Working for the Weekend: Critics picks for 6/3-6/5

June 2, 2011

Kelly Kleiman

First, let me add my voice to the paeans of praise being rained down on Steep Theatre for its production of Festen. Behind that uninformative name is a family drama as painful as it is bizarre: a celebratory birthday party for the patriarch devolves into accusations, evasions and discoveries about incest. It's not for the faint of heart but the production is superb, drawing its power from the deliberate underplaying of the entire cast under the skilled direction of Jonathan Berry. It has been extended through July 10, and there are still tickets left.

At 1115 West Berwyn in Edgewater; tickets are $20-$22; where are scalpers when you need them?

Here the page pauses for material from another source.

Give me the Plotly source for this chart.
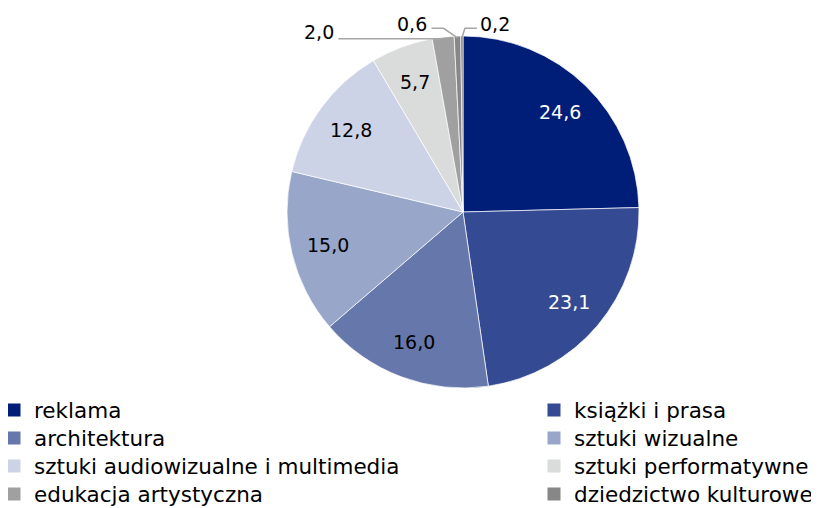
import math
import plotly.graph_objects as go

categories = ["reklama", "książki i prasa", "architektura", "sztuki wizualne",
              "sztuki audiowizualne i multimedia", "sztuki performatywne",
              "edukacja artystyczna", "dziedzictwo kulturowe", "archiwa i biblioteki"]
values = [24.6, 23.1, 16.0, 15.0, 12.8, 5.7, 2.0, 0.6, 0.2]
labels_text = ["24,6", "23,1", "16,0", "15,0", "12,8", "5,7", "2,0", "0,6", "0,2"]
colors = ["#001E78", "#344A92", "#6577AB", "#98A6C9", "#CDD3E6", "#DADBDB",
          "#A0A0A0", "#878787", "#747474"]
text_colors = ["white", "white", "black", "black", "black", "black", "black", "black", "black"]
n_inside = 6
n_legend = 8

FONT = "DejaVu Sans"
W, H = 819, 508
OFF = 8  # page offset of the figure inside the browser window
# pie placement (window pixels)
CX, CY, R = 463 - OFF, 212 - OFF, 176
dom_x = [(CX - R) / W, (CX + R) / W]
dom_y = [1 - (CY + R) / H, 1 - (CY - R) / H]

fig = go.Figure()
fig.add_trace(go.Pie(
    labels=categories, values=values, textinfo="none",
    sort=False, direction="clockwise", rotation=0,
    marker=dict(colors=colors, line=dict(color="white", width=0.7)),
    domain=dict(x=dom_x, y=dom_y),
    showlegend=False, hoverinfo="label+value",
))

total = sum(values)
cum = 0.0
mids = []
for v in values:
    mids.append(2 * math.pi * (cum + v / 2) / total)
    cum += v


def to_paper(theta, rad):
    return ((CX + rad * math.sin(theta)) / W,
            1 - (CY - rad * math.cos(theta)) / H)


# inside labels
for i in range(n_inside):
    px, py = to_paper(mids[i], 0.79 * R)
    fig.add_annotation(x=px, y=py, xref="paper", yref="paper",
                       text=labels_text[i], showarrow=False,
                       xanchor="center", yanchor="middle",
                       font=dict(family=FONT, size=19, color=text_colors[i]))

# outside labels with leader lines for the small slices
label_styles = {
    6: ("M0,0 L-105,0", -124, 7),
    7: ("M0,0 L-14,9.5 L-26,9.5", -46, 14),
    8: ("M0,0 L3,9.5 L15,9.5", 33, 14),
}
for i, (path, dx, dy) in label_styles.items():
    ax_p, ay_p = to_paper(mids[i], 0.99 * R)
    fig.add_shape(type="path", xref="paper", yref="paper",
                  xsizemode="pixel", ysizemode="pixel",
                  xanchor=ax_p, yanchor=ay_p, path=path,
                  line=dict(color="#A6A6A6", width=1.5))
    fig.add_annotation(x=ax_p, y=ay_p, xref="paper", yref="paper",
                       text=labels_text[i], showarrow=False,
                       xanchor="center", yanchor="middle",
                       xshift=dx, yshift=dy,
                       font=dict(family=FONT, size=19, color="black"))

# legend: two columns, one legend box per entry
col_x = [-14 / W, 526 / W]
row_y0, row_dy = 410 - OFF, 28
legends = {}
for i in range(n_legend):
    name = "legend" if i == 0 else f"legend{i + 1}"
    fig.add_trace(go.Scatter(
        x=[None], y=[None], mode="markers", name=categories[i],
        marker=dict(symbol="square", size=13, color=colors[i]),
        legend=name, showlegend=True,
    ))
    legends[name] = dict(
        x=col_x[i % 2], y=1 - (row_y0 + row_dy * (i // 2)) / H,
        xanchor="left", yanchor="middle",
        bgcolor="rgba(0,0,0,0)", font=dict(family=FONT, size=21.5, color="black"),
        itemclick=False, itemdoubleclick=False,
    )

fig.update_layout(
    width=W, height=H,
    margin=dict(l=0, r=0, t=0, b=0, autoexpand=False),
    paper_bgcolor="white", plot_bgcolor="white",
    font=dict(family=FONT, size=20, color="black"),
    xaxis=dict(visible=False), yaxis=dict(visible=False),
    **legends,
)

fig.write_html("out.html")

And tonight begins the brief run of Collaboraction's Annual Sketchbook Festival featuring 16 plays and "devised works," each fewer than eight minutes long. Ordinary performances include half of the repertory, but this Saturday night (the 4th) you can gulp down the whole thing by attending at 7 p.m. and again at 9. Among the anticipated highlights: Pulitzer finalist Kristoffer Diaz tells off a critic. Not one of the ones in the audience, we hope. Through June 25 at the Chopin Theatre, 1543 West Division in Wicker Park; tickets are $25, $15 for students.  

Laura Molzahn

Imagine a serious, profoundly moving dance piece whose score consists of music by Whitney Houston, rapper Chingy, and 17th-century composer Heinrich Ignaz Franz Biber. Then there’s the recorded snippet from David Mamet’s Glengarry Glen Ross(the movie) and the scene (not set to Mamet) that looks like an 80s music video, complete with dramatic shadows and lip-synching.

Molly Shanahan, of Molly Shanahan/Mad Shak, first presented her Sharks Before Drowning at Northwestern’s Marjorie Ward Marshall Dance Center last December. A huge critical success, it’s being remounted this weekend (starting tonight, June 2) at the same venue. Don’t let all the NU kids get the good seats. Shanahan’s sinuous, utterly motivated and deeply felt movement is like nothing you’ve seen by any other troupe. Add to that the piece’s layers of possible meaning (try Googling obligate ram ventilators and the practice of “finning”—OK, I did it for you), and you have a one-of-a-kind dance.

Jonathan Abarbanel

When was the last time you saw a classic Broadway musical with an orchestra of 24 or more? It ain't been in Chicago anytime in years unless you've been to Light Opera Works. It's the go-to place for the lush sound of a real string section, always spot-on musical direction and the soaring vocal lines of great material. Currently receiving the loving Light Opera Works (LOW) treatment is Brigadoon, the Scottish Highlands fantasy by Lerner and Loewe which remains a perennial musical comedy favorite. LOW operates out of Cahn Auditorium in Evanston. Brigadoon runs through June 12.

Anton Chekhov said The Cherry Orchard is a comedy and couldn't understand why members of the Moscow Art Theatre were in tears when he finished reading them the play for the first time. Chekhov loved the characters he created; loved them enough to allow them to behave foolishly and be happy and sad at the same time just like, well, real people. That's the glory of Chekhov and his final masterpiece, directed at the Raven Theatre by Michael Menendian, a master of naturalistic material. The Cherry Orchard runs through July 23.